My phone was working 2 hours later. Tuesday, not Wednesday. Verizon called at least 6 times afterwards to see if everything was okay. I finally answered on Wednesday morning and tersely said yes, the line was working, but no, everything was decidedly not okay and that I was writing this article.

So, what's the moral of the story? Don't piss off a guy on his birthday? No, it's much simpler. We all need to ask; how did a private company kidnap the public utility phonelines so that we are at their mercy, their time-schedule, their lies? This is like the highwayman of old, owning the roads, exacting their tolls, legal and illegal, however they can. Verizon's corporate greed requires them to crush labor and to control the public service commissions (co-conspirators it seems) and the public-phone-roads.

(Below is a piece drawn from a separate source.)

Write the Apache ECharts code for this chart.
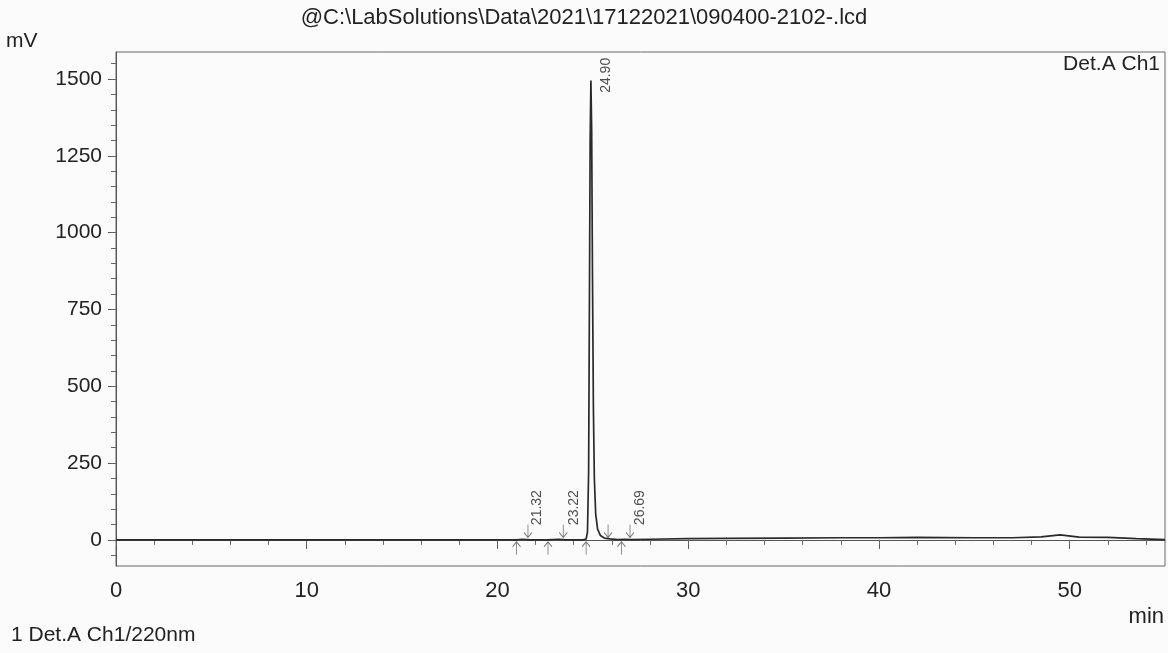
<!DOCTYPE html>
<html>
<head>
<meta charset="utf-8">
<title>chromatogram</title>
<script src="https://cdn.jsdelivr.net/npm/echarts@6.0.0/dist/echarts.min.js"></script>
<style>
  html, body { margin: 0; padding: 0; background: #fbfbfb; }
  #chart { width: 1168px; height: 653px; }
</style>
</head>
<body>
<div id="chart"></div>
<script>
// retention time (min) and detector signal (mV)
var times = [0, 5, 10, 15, 20, 21.0, 21.32, 21.7, 22.6, 23.22, 23.6, 24.5,
  24.65, 24.72, 24.78, 24.82, 24.86, 24.9, 24.94, 24.98, 25.03, 25.08, 25.15,
  25.25, 25.4, 25.6, 25.9, 26.3, 26.69, 27.0, 28, 30, 32, 35, 38, 40, 42, 45,
  47, 48.5, 49.5, 50.5, 52, 53.5, 55];
var signal = [0, 0, 0, 0, 0, 0, 2, 0, 0, 2, 0, 0,
  3, 25, 220, 750, 1300, 1495, 1330, 880, 430, 200, 85,
  35, 14, 6, 3, 1, 2, 1, 2, 4, 5, 6, 7, 7, 8, 7,
  7, 10, 16, 9, 8, 4, 1];

// peak table
var peakTimes = [21.32, 23.22, 24.90, 26.69];
var peakLabelBase = [48, 48, 1455, 48];

// integration markers
var downMarks = [21.6, 23.45, 25.8, 26.95];
var upMarks = [21.0, 22.65, 24.65, 26.5];

// axes
var xLabels = [0, 10, 20, 30, 40, 50];
var yLabels = [0, 250, 500, 750, 1000, 1250, 1500];
var xMin = 0, xMax = 55;
var yMin = -85, yMax = 1588;

var xMinor = [];
for (var i = 0; i <= 54; i += 2) xMinor.push(i);
var yMinor = [];
for (var j = -50; j <= 1550; j += 50) yMinor.push(j);

var lineData = times.map(function (t, k) { return [t, signal[k]]; });
var labelData = peakTimes.map(function (t, k) { return [t, peakLabelBase[k]]; });
var downData = downMarks.map(function (t) { return [t, 29]; });
var upData = upMarks.map(function (t) { return [t, -27]; });

var FONT = 'Liberation Sans, Arial, sans-serif';
var downArrow = 'path://M5,0 L5,13 M1.5,8 L5,13 L8.5,8';
var upArrow = 'path://M5,13 L5,0 M1.5,5 L5,0 L8.5,5';

var chart = echarts.init(document.getElementById('chart'));

var option = {
  backgroundColor: '#fbfbfb',
  animation: false,
  textStyle: { fontFamily: FONT },
  title: {
    text: '@C:\\LabSolutions\\Data\\2021\\17122021\\090400-2102-.lcd',
    left: 579, top: 2,
    textAlign: 'center',
    textStyle: { fontFamily: FONT, fontSize: 22, fontWeight: 'normal', color: '#222' }
  },
  graphic: [
    { type: 'text', left: 6, top: 31, style: { text: 'mV', font: '21px ' + FONT, fill: '#222' } },
    { type: 'text', right: 4, top: 606, style: { text: 'min', font: '22px ' + FONT, fill: '#222' } },
    { type: 'text', left: 11, top: 625, style: { text: '1 Det.A Ch1/220nm', font: '21px ' + FONT, fill: '#222' } },
    { type: 'text', right: 8, top: 54, style: { text: 'Det.A Ch1', font: '21px ' + FONT, fill: '#222' } }
  ],
  grid: {
    left: 116, right: 3, top: 52, bottom: 87,
    show: true, borderColor: '#666', borderWidth: 1, backgroundColor: 'transparent'
  },
  xAxis: [{
    type: 'value', min: xMin, max: xMax,
    axisLine: { lineStyle: { color: '#555', width: 1 } },
    splitLine: { show: false },
    axisTick: { customValues: xLabels, length: 9, lineStyle: { color: '#555' } },
    axisLabel: { customValues: xLabels, margin: 14, fontSize: 22, color: '#222', fontFamily: FONT }
  }, {
    type: 'value', min: xMin, max: xMax, position: 'bottom',
    axisLine: { show: false },
    splitLine: { show: false },
    axisTick: { customValues: xMinor, length: 5, lineStyle: { color: '#666' } },
    axisLabel: { show: false }
  }],
  yAxis: [{
    type: 'value', min: yMin, max: yMax,
    axisLine: { show: true, lineStyle: { color: '#555', width: 1 } },
    splitLine: { show: false },
    axisTick: { show: true, customValues: yLabels, length: 8, lineStyle: { color: '#555' } },
    axisLabel: {
      customValues: yLabels, margin: 14, fontSize: 21, color: '#222', fontFamily: FONT,
      formatter: function (v) { return String(v); }
    }
  }, {
    type: 'value', min: yMin, max: yMax, position: 'left',
    axisLine: { show: false },
    splitLine: { show: false },
    axisTick: { show: true, customValues: yMinor, length: 5, lineStyle: { color: '#666' } },
    axisLabel: { show: false }
  }],
  series: [{
    name: 'Det.A Ch1',
    type: 'line',
    data: lineData,
    showSymbol: false,
    lineStyle: { color: '#2a2a2a', width: 1.7 },
    z: 3
  }, {
    name: 'peaks',
    type: 'scatter',
    data: labelData,
    symbolSize: 1,
    itemStyle: { color: 'transparent' },
    label: {
      show: true,
      position: 'inside',
      rotate: 90,
      align: 'left',
      verticalAlign: 'middle',
      // offset is in the rotated frame: [along text, across text]
      offset: [0, 15],
      fontSize: 14,
      fontFamily: FONT,
      color: '#222',
      formatter: function (p) { return p.value[0].toFixed(2); }
    },
    z: 4
  }, {
    name: 'down',
    type: 'scatter',
    data: downData,
    symbol: downArrow,
    symbolSize: [8, 13],
    itemStyle: { color: 'transparent', borderColor: '#555', borderWidth: 1 },
    z: 4
  }, {
    name: 'up',
    type: 'scatter',
    data: upData,
    symbol: upArrow,
    symbolSize: [8, 13],
    itemStyle: { color: 'transparent', borderColor: '#555', borderWidth: 1 },
    z: 4
  }]
};

chart.setOption(option);
</script>
</body>
</html>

They cook the books and there are audits that prove it, but Congress has zero interest in pursuing those who bankroll its corrupt political cronyism. This has got to stop once and for all.
More to the immediate point, don't patronize Verizon if you don't have to. Deny them your dollars. And complain to your political representatives at the city, state and national level, all of them. Finally, wish TeleTruth luck in their multi-billion dollar lawsuits and filings aimed at getting your money back. We're being screwed. Scream about it.